EXERCISE OBJECTIVE | Restate the data exactly as given and keep the pictures out.

● ● ● ● ● ● ●

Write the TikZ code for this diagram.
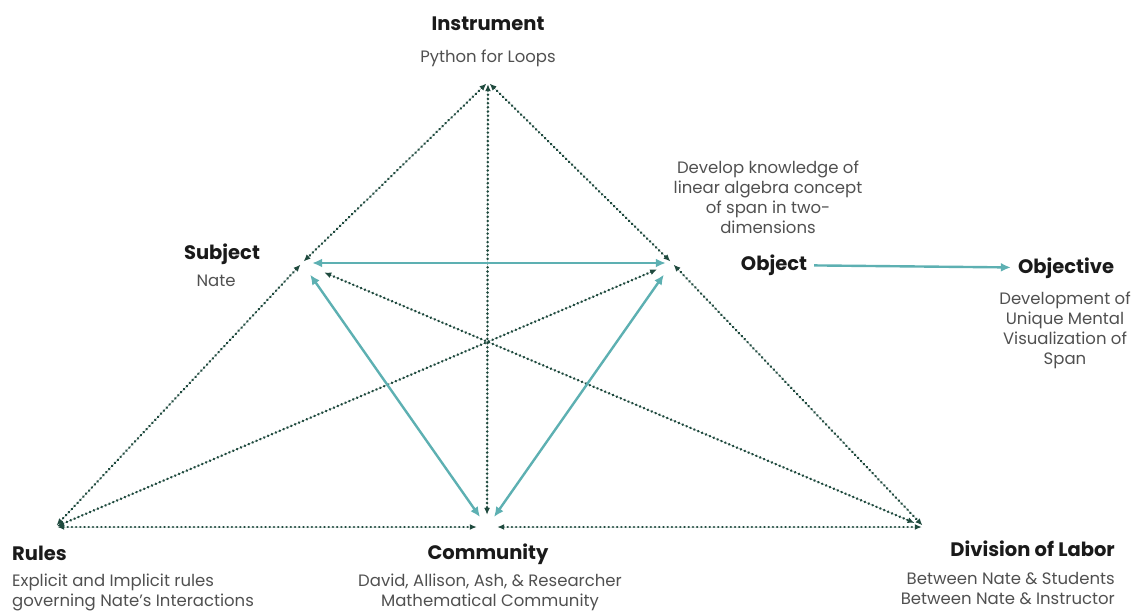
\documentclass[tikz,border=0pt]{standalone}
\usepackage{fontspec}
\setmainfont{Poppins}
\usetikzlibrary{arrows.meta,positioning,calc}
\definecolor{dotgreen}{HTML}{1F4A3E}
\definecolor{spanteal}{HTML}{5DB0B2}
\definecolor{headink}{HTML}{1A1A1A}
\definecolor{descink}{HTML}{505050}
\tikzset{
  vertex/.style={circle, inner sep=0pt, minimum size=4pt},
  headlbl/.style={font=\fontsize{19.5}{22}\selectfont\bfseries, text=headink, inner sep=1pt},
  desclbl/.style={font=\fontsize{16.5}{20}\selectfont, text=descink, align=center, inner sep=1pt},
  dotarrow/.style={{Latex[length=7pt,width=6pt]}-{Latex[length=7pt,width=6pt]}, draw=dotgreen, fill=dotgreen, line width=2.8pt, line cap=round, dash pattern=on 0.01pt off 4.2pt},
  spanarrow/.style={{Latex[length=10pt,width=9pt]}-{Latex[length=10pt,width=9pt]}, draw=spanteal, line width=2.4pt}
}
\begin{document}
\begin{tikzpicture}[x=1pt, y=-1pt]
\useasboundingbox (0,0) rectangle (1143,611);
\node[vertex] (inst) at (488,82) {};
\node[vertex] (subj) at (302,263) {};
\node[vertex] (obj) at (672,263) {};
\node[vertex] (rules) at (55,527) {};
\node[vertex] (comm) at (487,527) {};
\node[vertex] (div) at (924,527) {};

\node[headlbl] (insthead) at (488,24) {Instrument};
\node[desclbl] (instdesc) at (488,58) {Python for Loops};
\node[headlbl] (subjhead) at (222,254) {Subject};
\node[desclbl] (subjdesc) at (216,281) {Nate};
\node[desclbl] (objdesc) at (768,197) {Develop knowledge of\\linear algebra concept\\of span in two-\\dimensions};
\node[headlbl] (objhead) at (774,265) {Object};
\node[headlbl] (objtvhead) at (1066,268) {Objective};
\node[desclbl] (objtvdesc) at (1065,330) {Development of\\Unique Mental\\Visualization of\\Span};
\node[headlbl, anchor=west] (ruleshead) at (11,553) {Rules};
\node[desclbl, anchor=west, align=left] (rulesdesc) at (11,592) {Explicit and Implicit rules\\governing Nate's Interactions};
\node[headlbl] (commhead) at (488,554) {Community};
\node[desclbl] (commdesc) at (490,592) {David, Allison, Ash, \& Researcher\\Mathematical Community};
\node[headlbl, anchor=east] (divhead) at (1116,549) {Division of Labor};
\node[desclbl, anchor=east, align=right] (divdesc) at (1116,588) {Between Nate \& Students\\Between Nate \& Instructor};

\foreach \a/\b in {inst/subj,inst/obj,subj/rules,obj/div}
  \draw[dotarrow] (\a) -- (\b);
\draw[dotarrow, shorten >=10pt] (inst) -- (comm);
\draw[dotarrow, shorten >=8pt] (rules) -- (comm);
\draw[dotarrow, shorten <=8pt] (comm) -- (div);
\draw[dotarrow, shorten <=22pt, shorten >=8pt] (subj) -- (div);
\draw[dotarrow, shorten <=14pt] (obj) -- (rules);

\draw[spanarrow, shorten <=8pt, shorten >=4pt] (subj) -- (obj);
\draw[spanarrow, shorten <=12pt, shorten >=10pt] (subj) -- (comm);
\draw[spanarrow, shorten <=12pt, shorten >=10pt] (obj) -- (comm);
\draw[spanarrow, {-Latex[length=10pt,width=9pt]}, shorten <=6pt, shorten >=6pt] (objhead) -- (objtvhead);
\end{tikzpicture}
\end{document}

● ● ● ● ● ● ●

THE COMPLETED TASK |
Write the TikZ code for this diagram.
\documentclass[tikz,border=0pt]{standalone}
\usepackage{fontspec}
\setmainfont{Poppins}
\usetikzlibrary{arrows.meta,positioning,calc}
\definecolor{dotgreen}{HTML}{1F4A3E}
\definecolor{spanteal}{HTML}{5DB0B2}
\definecolor{headink}{HTML}{1A1A1A}
\definecolor{descink}{HTML}{505050}
\tikzset{
  vertex/.style={circle, inner sep=0pt, minimum size=4pt},
  headlbl/.style={font=\fontsize{19.5}{22}\selectfont\bfseries, text=headink, inner sep=1pt},
  desclbl/.style={font=\fontsize{16.5}{20}\selectfont, text=descink, align=center, inner sep=1pt},
  dotarrow/.style={{Latex[length=7pt,width=6pt]}-{Latex[length=7pt,width=6pt]}, draw=dotgreen, fill=dotgreen, line width=2.8pt, line cap=round, dash pattern=on 0.01pt off 4.2pt},
  spanarrow/.style={{Latex[length=10pt,width=9pt]}-{Latex[length=10pt,width=9pt]}, draw=spanteal, line width=2.4pt}
}
\begin{document}
\begin{tikzpicture}[x=1pt, y=-1pt]
\useasboundingbox (0,0) rectangle (1143,611);
\node[vertex] (inst) at (488,82) {};
\node[vertex] (subj) at (302,263) {};
\node[vertex] (obj) at (672,263) {};
\node[vertex] (rules) at (55,527) {};
\node[vertex] (comm) at (487,527) {};
\node[vertex] (div) at (924,527) {};

\node[headlbl] (insthead) at (488,24) {Instrument};
\node[desclbl] (instdesc) at (488,58) {Python for Loops};
\node[headlbl] (subjhead) at (222,254) {Subject};
\node[desclbl] (subjdesc) at (216,281) {Nate};
\node[desclbl] (objdesc) at (768,197) {Develop knowledge of\\linear algebra concept\\of span in two-\\dimensions};
\node[headlbl] (objhead) at (774,265) {Object};
\node[headlbl] (objtvhead) at (1066,268) {Objective};
\node[desclbl] (objtvdesc) at (1065,330) {Development of\\Unique Mental\\Visualization of\\Span};
\node[headlbl, anchor=west] (ruleshead) at (11,553) {Rules};
\node[desclbl, anchor=west, align=left] (rulesdesc) at (11,592) {Explicit and Implicit rules\\governing Nate's Interactions};
\node[headlbl] (commhead) at (488,554) {Community};
\node[desclbl] (commdesc) at (490,592) {David, Allison, Ash, \& Researcher\\Mathematical Community};
\node[headlbl, anchor=east] (divhead) at (1116,549) {Division of Labor};
\node[desclbl, anchor=east, align=right] (divdesc) at (1116,588) {Between Nate \& Students\\Between Nate \& Instructor};

\foreach \a/\b in {inst/subj,inst/obj,subj/rules,obj/div}
  \draw[dotarrow] (\a) -- (\b);
\draw[dotarrow, shorten >=10pt] (inst) -- (comm);
\draw[dotarrow, shorten >=8pt] (rules) -- (comm);
\draw[dotarrow, shorten <=8pt] (comm) -- (div);
\draw[dotarrow, shorten <=22pt, shorten >=8pt] (subj) -- (div);
\draw[dotarrow, shorten <=14pt] (obj) -- (rules);

\draw[spanarrow, shorten <=8pt, shorten >=4pt] (subj) -- (obj);
\draw[spanarrow, shorten <=12pt, shorten >=10pt] (subj) -- (comm);
\draw[spanarrow, shorten <=12pt, shorten >=10pt] (obj) -- (comm);
\draw[spanarrow, {-Latex[length=10pt,width=9pt]}, shorten <=6pt, shorten >=6pt] (objhead) -- (objtvhead);
\end{tikzpicture}
\end{document}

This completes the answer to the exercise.